Korban Telah Jatuh, Lantas?
Usaha pemurtadan dengan tindak kriminal jelas salah. Benarkah kita bersih sama sekali dari ‘dosa’ ini?

Di Jakarta Timur, seorang Muslimah anak Ketua Masjid telah melangsungkan pernikahan di gereja. Di Tambun, seorang Muslimah anak Mubaligh minum racun serangga hingga mati gara-gara diajak nikah di gereja. Di Pekayon, seorang Muslimah anak aktivis Islam diculik aktivis gereja hingga tak tentu rimbanya. Di Cicurug Sukabumi, beberapa waktu silam, kristenisasi menyelusup ke pesantren. 
        Di Grogol, Jakarta Barat, seorang ibu mengadukan keganjilan yang menimpa anaknya pada KH. Dalari Umar. Anak lelaki ibu tersebut yang nyantri di Pesantren Muhamadiyah Semarang diculik dan diberi narkoba.   Ketika ditemukan, anak lelakinya sudah mengenakan anting-anting salib dan juga kalung salib. Dan banyak lagi kasus bermotif serupa.

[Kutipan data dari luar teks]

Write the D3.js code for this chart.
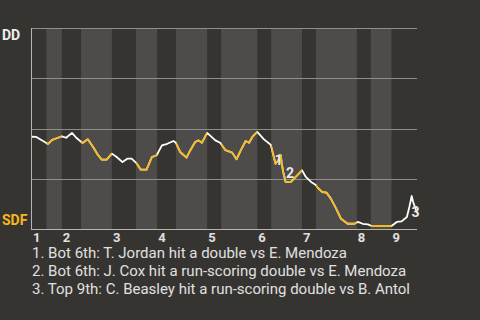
<!DOCTYPE html>
<html>
<head>
<meta charset="utf-8">
<script src="https://cdn.jsdelivr.net/npm/d3@7"></script>
<style>
  html, body { margin: 0; padding: 0; background: #363430; }
  svg { display: block; font-family: Roboto, "Noto Sans", sans-serif; }
</style>
</head>
<body>
<div id="chart"></div>
<script>
// game progress (plays) and DD win probability (%) along the game
const progress = [0, 0.9, 2.3, 3.3, 4.2, 5.4, 6.2, 7.1, 8.3, 9.2, 10.5, 11.6, 12.7, 13.7, 14.5, 15.5,
  16.6, 17.6, 18.8, 19.8, 20.7, 21.8, 22.6, 23.8, 24.9, 25.9, 27.0, 28.1, 29.4, 29.9, 30.8, 32.1,
  32.9, 33.9, 34.6, 35.3, 36.4, 38.1, 39.1, 40.2, 41.6, 42.5, 43.4, 44.4, 45.1, 45.8, 46.8, 48.2,
  49.6, 49.9, 50.6, 51.2, 51.7, 51.9, 52.2, 52.7, 53.8, 54.8, 56.1, 56.9, 58.0, 58.9, 59.4, 60.3,
  61.2, 62.1, 63.2, 64.2, 65.6, 67.0, 67.7, 68.7, 69.8, 70.6, 74.7, 75.8, 76.8, 77.9, 78.4, 78.9,
  79.2, 80];
const ddWinPct = [45.9, 45.8, 43.8, 42.3, 44.3, 45.4, 46.1, 45.4, 47.8, 45.4, 42.8, 44.6, 40.8, 36.8, 34.5, 34.5,
  37.5, 35.8, 33.3, 35.0, 35.0, 32.5, 29.5, 29.5, 35.8, 36.7, 41.6, 42.4, 43.8, 42.9, 38.3, 35.5,
  39.2, 43.3, 44.1, 42.9, 47.8, 44.1, 42.9, 39.2, 38.0, 34.7, 39.2, 43.8, 42.9, 45.8, 48.3, 44.6,
  41.9, 39.2, 32.5, 34.2, 36.7, 32.5, 28.4, 23.4, 23.4, 25.9, 29.2, 25.9, 23.4, 22.0, 20.5, 18.4,
  18.1, 15.1, 10.1, 5.1, 2.6, 2.6, 3.5, 2.6, 2.3, 1.5, 1.5, 3.5, 3.8, 6.0, 10.9, 16.4,
  13.4, 8.0];

// half-inning boundaries (top 1st ... top 9th, then end of game)
const halfStarts = [0, 3.0, 6.2, 10.2, 16.6, 21.6, 26.0, 29.9, 36.4, 39.3, 46.8, 49.7, 56.1, 59.0, 67.5, 70.4, 74.7];
const gameEnd = 80;
const inningLabels = ['1', '2', '3', '4', '5', '6', '7', '8', '9'];

const teams = ['DD', 'SDF'];
const yTicks = [0, 25, 50, 75, 100];

const noteIds = ['1', '2', '3'];
const noteProgress = [51.3, 53.6, 79.7];
const noteValue = [31.7, 25.4, 6.0];
const noteTexts = [
  '1. Bot 6th: T. Jordan hit a double vs E. Mendoza',
  '2. Bot 6th: J. Cox hit a run-scoring double vs E. Mendoza',
  '3. Top 9th: C. Beasley hit a run-scoring double vs B. Antol'
];

const width = 480, height = 320;
const margin = { top: 28, right: 63, bottom: 91, left: 32 };
const bg = '#363430', band = '#4d4c4b', yellow = '#f6b81e';

const svg = d3.select('#chart').append('svg')
  .attr('width', width)
  .attr('height', height);

svg.append('rect').attr('width', width).attr('height', height).attr('fill', bg);

const x = d3.scaleLinear().domain([0, gameEnd]).range([margin.left, width - margin.right]);
const y = d3.scaleLinear().domain([0, 100]).range([height - margin.bottom, margin.top]);

const halves = halfStarts.map((s, i) => ({
  start: s,
  end: i + 1 < halfStarts.length ? halfStarts[i + 1] : gameEnd,
  bottom: i % 2 === 1
}));

// lighter bands for bottom halves
svg.append('g').selectAll('rect')
  .data(halves.filter(d => d.bottom))
  .enter().append('rect')
  .attr('x', d => x(d.start))
  .attr('y', y(100))
  .attr('width', d => x(d.end) - x(d.start))
  .attr('height', y(0) - y(100))
  .attr('fill', band);

// grid lines
svg.append('g').selectAll('line')
  .data(yTicks)
  .enter().append('line')
  .attr('x1', x(0))
  .attr('x2', x(gameEnd))
  .attr('y1', d => Math.round(y(d)) + 0.5)
  .attr('y2', d => Math.round(y(d)) + 0.5)
  .attr('stroke', d => d === 0 ? '#b5b5b5' : '#8e8e8e')
  .attr('stroke-width', 1);

svg.append('line')
  .attr('x1', x(0) - 0.5).attr('x2', x(0) - 0.5)
  .attr('y1', y(100)).attr('y2', y(0) + 1)
  .attr('stroke', '#b5b5b5');

// clip for the bottom halves, line is yellow there
const clip = svg.append('defs').append('clipPath').attr('id', 'bottomHalves');
clip.selectAll('rect')
  .data(halves.filter(d => d.bottom))
  .enter().append('rect')
  .attr('x', d => x(d.start))
  .attr('y', 0)
  .attr('width', d => x(d.end) - x(d.start))
  .attr('height', height);

const points = progress.map((p, i) => [p, ddWinPct[i]]);
const line = d3.line().x(d => x(d[0])).y(d => y(d[1]));

svg.append('path')
  .datum(points)
  .attr('d', line)
  .attr('fill', 'none')
  .attr('stroke', '#ffffff')
  .attr('stroke-width', 1.8)
  .attr('stroke-linejoin', 'round');

svg.append('path')
  .datum(points)
  .attr('d', line)
  .attr('fill', 'none')
  .attr('stroke', yellow)
  .attr('stroke-width', 1.8)
  .attr('stroke-linejoin', 'round')
  .attr('clip-path', 'url(#bottomHalves)');

// note markers on the line
svg.append('g').selectAll('text')
  .data(noteIds)
  .enter().append('text')
  .attr('x', (d, i) => x(noteProgress[i]))
  .attr('y', (d, i) => y(noteValue[i]))
  .attr('text-anchor', 'middle')
  .attr('font-size', 14)
  .attr('font-weight', 'bold')
  .attr('fill', '#e6e6e6')
  .text(d => d);

// team labels
svg.append('text')
  .attr('x', 2).attr('y', y(100) + 11.5)
  .attr('font-size', 14).attr('font-weight', 'bold')
  .attr('fill', '#eeeeee')
  .text(teams[0]);

svg.append('text')
  .attr('x', 2).attr('y', y(0) - 4.5)
  .attr('font-size', 14).attr('font-weight', 'bold')
  .attr('fill', yellow)
  .text(teams[1]);

// inning labels at the start of each top half
svg.append('g').selectAll('text')
  .data(inningLabels)
  .enter().append('text')
  .attr('x', (d, i) => x(halfStarts[i * 2]) + 1)
  .attr('y', y(0) + 13)
  .attr('font-size', 13)
  .attr('font-weight', 'bold')
  .attr('fill', '#e0e0e0')
  .text(d => d);

// notes below
svg.append('g').selectAll('text')
  .data(noteTexts)
  .enter().append('text')
  .attr('x', 32)
  .attr('y', (d, i) => 258 + i * 18)
  .attr('font-size', 15)
  .attr('fill', '#e0e0e0')
  .text(d => d);
</script>
</body>
</html>
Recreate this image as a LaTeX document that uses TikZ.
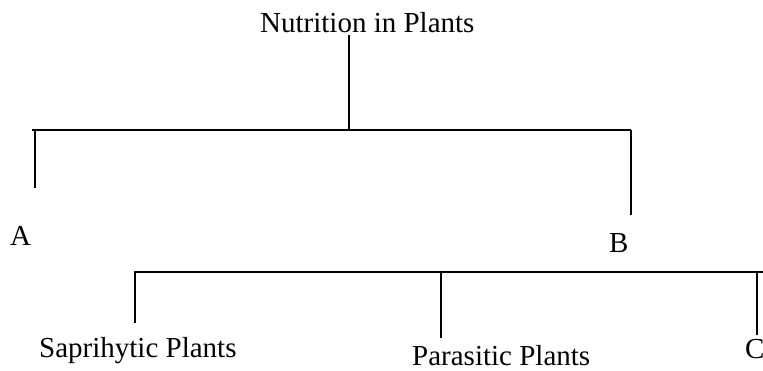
\documentclass[tikz,border=0pt]{standalone}
\usepackage{fontspec}
\setmainfont{Liberation Serif}
\tikzset{lbl/.style = {inner sep = 0, anchor = base west, font = \fontsize{29}{30}\selectfont}}
\tikzset{edge/.style = {line width = 1.2}}

\begin{document}
\begin{tikzpicture}[x=1pt, y=-1pt]
  \clip (0, 0) rectangle (763, 370);
  \node [lbl] (nutr) at (260, 32) {Nutrition in Plants};
  \node [lbl] (a) at (10, 245) {A};
  \node [lbl] (b) at (609, 252) {B};
  \node [lbl] (sap) at (39, 357) {Saprihytic Plants};
  \node [lbl] (para) at (412, 365) {Parasitic Plants};
  \node [lbl] (c) at (745, 358) {C};
  % first level
  \coordinate (nutr-foot) at (349, 35);
  \coordinate (split1) at (349, 130);
  \coordinate (bar1-w) at (32, 130);
  \coordinate (bar1-e) at (631, 130);
  \coordinate (a-top) at (35, 130);
  \coordinate (a-foot) at (35, 188);
  \coordinate (b-top) at (631, 130);
  \coordinate (b-foot) at (631, 215);
  \draw [edge] (nutr-foot) -- (split1);
  \draw [edge] (bar1-w) -- (bar1-e);
  \draw [edge] (a-top) -- (a-foot);
  \draw [edge] (b-top) -- (b-foot);
  % second level
  \coordinate (bar2-w) at (134, 272);
  \coordinate (bar2-e) at (763, 272);
  \coordinate (sap-top) at (135, 272);
  \coordinate (sap-foot) at (135, 323);
  \coordinate (para-top) at (441, 272);
  \coordinate (para-foot) at (441, 338);
  \coordinate (c-top) at (757, 272);
  \coordinate (c-foot) at (757, 335);
  \draw [edge] (bar2-w) -- (bar2-e);
  \foreach \n in {sap, para, c} {
    \draw [edge] (\n-top) -- (\n-foot);
  }
\end{tikzpicture}
\end{document}
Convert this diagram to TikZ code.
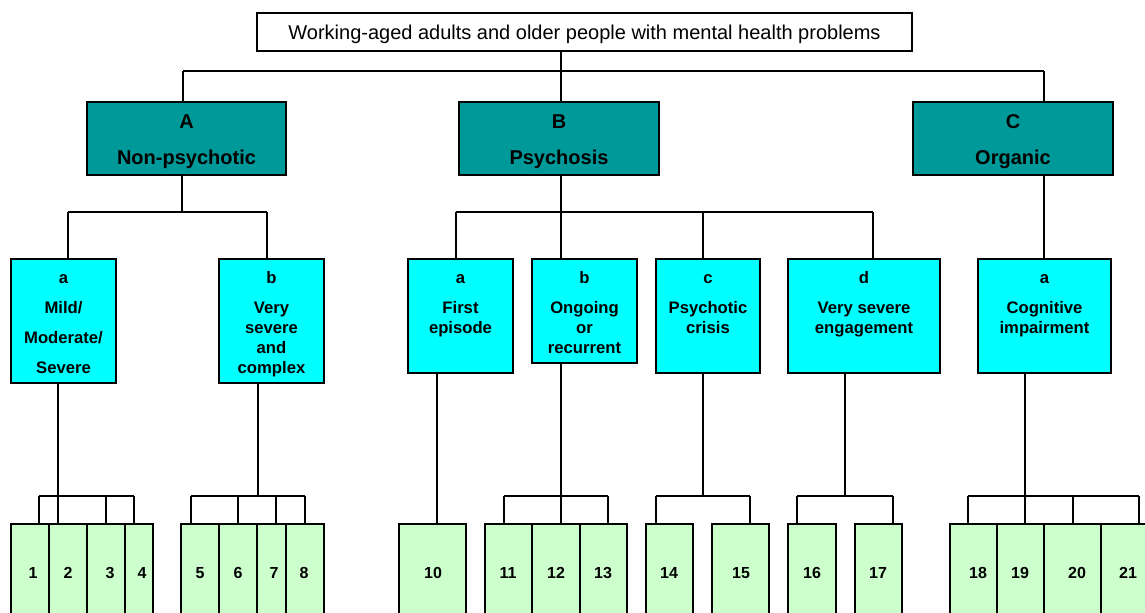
\documentclass[tikz,border=0pt]{standalone}
\usepackage{fontspec}
\setmainfont{Liberation Sans}
\definecolor{tealbox}{HTML}{009999}
\definecolor{cyanbox}{HTML}{00FFFF}
\definecolor{leafgreen}{HTML}{CCFFCC}
\newcommand\mkbox[6]{\node[#6, minimum width={(#4-#2)*0.75pt}, minimum height={(#5-#3)*0.75pt}] (#1) at ({(#2+#4)/2},{(#3+#5)/2}) {};}
\newcommand\mkleaf[4]{\mkbox{#1}{#2}{524}{#3}{620}{leafbox}\node[leaftxt] (n#1) at (#4,578) {#1};}
\newcommand\mkdrop[3]{\coordinate (#1) at (#2,496); \draw (#1) -- (#3.north -| #1);}
\begin{document}
\begin{tikzpicture}[x=0.75pt,y=-0.75pt,line width=0.9pt,
  anybox/.style={draw=black,inner sep=0pt,outer sep=0pt},
  topbox/.style={anybox,fill=white},
  catbox/.style={anybox,fill=tealbox},
  subbox/.style={anybox,fill=cyanbox},
  leafbox/.style={anybox,fill=leafgreen},
  toptxt/.style={inner sep=0pt,anchor=base,font=\fontsize{15}{18}\selectfont},
  cattxt/.style={inner sep=0pt,anchor=north,align=center,font=\fontsize{15}{18}\selectfont\bfseries},
  subtxt/.style={inner sep=0pt,anchor=north,align=center,font=\fontsize{12.5}{15}\selectfont\bfseries},
  leaftxt/.style={inner sep=0pt,anchor=base,font=\fontsize{12}{14}\selectfont\bfseries}]
\useasboundingbox (0,0) rectangle (1145,613);
\clip (0,0) rectangle (1145,613);
% boxes
\mkbox{T}{257}{13}{912}{51}{topbox}
\node[toptxt] (tT) at (584.5,39.5) {Working-aged adults and older people with mental health problems};
\mkbox{A}{87}{102}{286}{175}{catbox}
\mkbox{B}{459}{102}{659}{175}{catbox}
\mkbox{C}{913}{102}{1113}{175}{catbox}
\node[cattxt] (tA) at (186.5,111.2) {\strut A\\[9pt]Non-psychotic};
\node[cattxt] (tB) at (559,111.2) {\strut B\\[9pt]Psychosis};
\node[cattxt] (tC) at (1013,111.2) {\strut C\\[9pt]Organic};
\mkbox{Aa}{11}{259}{116}{383}{subbox}
\mkbox{Ab}{219}{259}{324}{383}{subbox}
\mkbox{Ba}{408}{259}{513}{373}{subbox}
\mkbox{Bb}{532}{259}{637}{363}{subbox}
\mkbox{Bc}{656}{259}{760}{373}{subbox}
\mkbox{Bd}{788}{259}{940}{373}{subbox}
\mkbox{Ca}{978}{259}{1111}{373}{subbox}
\node[subtxt] (tAa) at (63.5,269) {\strut a\\[7.5pt]Mild/\\[7.5pt]Moderate/\\[7.5pt]Severe};
\node[subtxt] (tAb) at (271.5,269) {\strut b\\[7.5pt]Very\\severe\\and\\complex};
\node[subtxt] (tBa) at (460.5,269) {\strut a\\[7.5pt]First\\episode};
\node[subtxt] (tBb) at (584.5,269) {\strut b\\[7.5pt]Ongoing\\or\\recurrent};
\node[subtxt] (tBc) at (708,269) {\strut c\\[7.5pt]Psychotic\\crisis};
\node[subtxt] (tBd) at (864,269) {\strut d\\[7.5pt]Very severe\\engagement};
\node[subtxt] (tCa) at (1044.5,269) {\strut a\\[7.5pt]Cognitive\\impairment};
% leaves
\mkleaf{1}{11}{49}{33}
\mkleaf{2}{49}{87}{68}
\mkleaf{3}{87}{125}{110}
\mkleaf{4}{125}{153}{142}
\mkleaf{5}{181}{219}{200}
\mkleaf{6}{219}{257}{238}
\mkleaf{7}{257}{286}{274}
\mkleaf{8}{286}{324}{304}
\mkleaf{10}{399}{466}{433}
\mkleaf{11}{485}{532}{508}
\mkleaf{12}{532}{580}{556}
\mkleaf{13}{580}{627}{603}
\mkleaf{14}{646}{693}{669}
\mkleaf{15}{712}{769}{741}
\mkleaf{16}{788}{836}{812}
\mkleaf{17}{855}{902}{878}
\mkleaf{18}{950}{997}{978}
\mkleaf{19}{997}{1044}{1020}
\mkleaf{20}{1044}{1101}{1077}
\mkleaf{21}{1101}{1160}{1128}
% top level connectors
\coordinate (j0) at (561,71);
\coordinate (jA0) at (183,71);
\coordinate (jC0) at (1044,71);
\draw (T.south -| j0) -- (j0);
\draw (jA0) -- (jC0);
\draw (jA0) -- (A.north -| jA0);
\draw (j0) -- (B.north -| j0);
\draw (jC0) -- (C.north -| jC0);
% A children
\coordinate (jA) at (182,212);
\coordinate (jAa) at (68,212);
\coordinate (jAb) at (267,212);
\draw (A.south -| jA) -- (jA);
\draw (jAa) -- (jAb);
\draw (jAa) -- (Aa.north -| jAa);
\draw (jAb) -- (Ab.north -| jAb);
% B children
\coordinate (jB) at (561,212);
\coordinate (jBa) at (456,212);
\coordinate (jBc) at (703,212);
\coordinate (jBd) at (873,212);
\draw (B.south -| jB) -- (jB);
\draw (jBa) -- (jBd);
\draw (jBa) -- (Ba.north -| jBa);
\draw (jB) -- (Bb.north -| jB);
\draw (jBc) -- (Bc.north -| jBc);
\draw (jBd) -- (Bd.north -| jBd);
% C child
\draw (C.south -| jC0) -- (Ca.north -| jC0);
% Aa leaves
\coordinate (kAa) at (58,496);
\draw (Aa.south -| kAa) -- (kAa);
\mkdrop{k1}{39}{1}
\mkdrop{k2}{58}{2}
\mkdrop{k3}{106}{3}
\mkdrop{k4}{134}{4}
\draw (k1) -- (k4);
% Ab leaves
\coordinate (kAb) at (258,496);
\draw (Ab.south -| kAb) -- (kAb);
\mkdrop{k5}{191}{5}
\mkdrop{k6}{238}{6}
\mkdrop{k7}{276}{7}
\mkdrop{k8}{305}{8}
\draw (k5) -- (k8);
% Ba leaf
\coordinate (kBa) at (437,496);
\draw (Ba.south -| kBa) -- (10.north -| kBa);
% Bb leaves
\coordinate (kBb) at (561,496);
\draw (Bb.south -| kBb) -- (kBb);
\mkdrop{k11}{504}{11}
\mkdrop{k12}{561}{12}
\mkdrop{k13}{608}{13}
\draw (k11) -- (k13);
% Bc leaves
\coordinate (kBc) at (703,496);
\draw (Bc.south -| kBc) -- (kBc);
\mkdrop{k14}{656}{14}
\mkdrop{k15}{750}{15}
\draw (k14) -- (k15);
% Bd leaves
\coordinate (kBd) at (845,496);
\draw (Bd.south -| kBd) -- (kBd);
\mkdrop{k16}{797}{16}
\mkdrop{k17}{893}{17}
\draw (k16) -- (k17);
% Ca leaves
\coordinate (kCa) at (1025,496);
\draw (Ca.south -| kCa) -- (kCa);
\mkdrop{k18}{968}{18}
\mkdrop{k19}{1025}{19}
\mkdrop{k20}{1073}{20}
\mkdrop{k21}{1139}{21}
\draw (k18) -- (k21);
\end{tikzpicture}
\end{document}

          Ketua MUI KH. Prof. Dr. Muwardi Chotib mengamini hal tersebut. “Beberapa hari lalu (wawancara tgl.13/5) saya ke Medan, itu lebih banyak lagi yang demikian,” ujarnya. Sekjen FAKTA (Forum Antisipasi Kegiatan Pemurtadan) Drs. Abu Deedat Syihabuddin, MH, mengatakan, “Kasus-kasus serupa kelihatannya masih kecil, padahal itu hanya puncak dari gunung es.”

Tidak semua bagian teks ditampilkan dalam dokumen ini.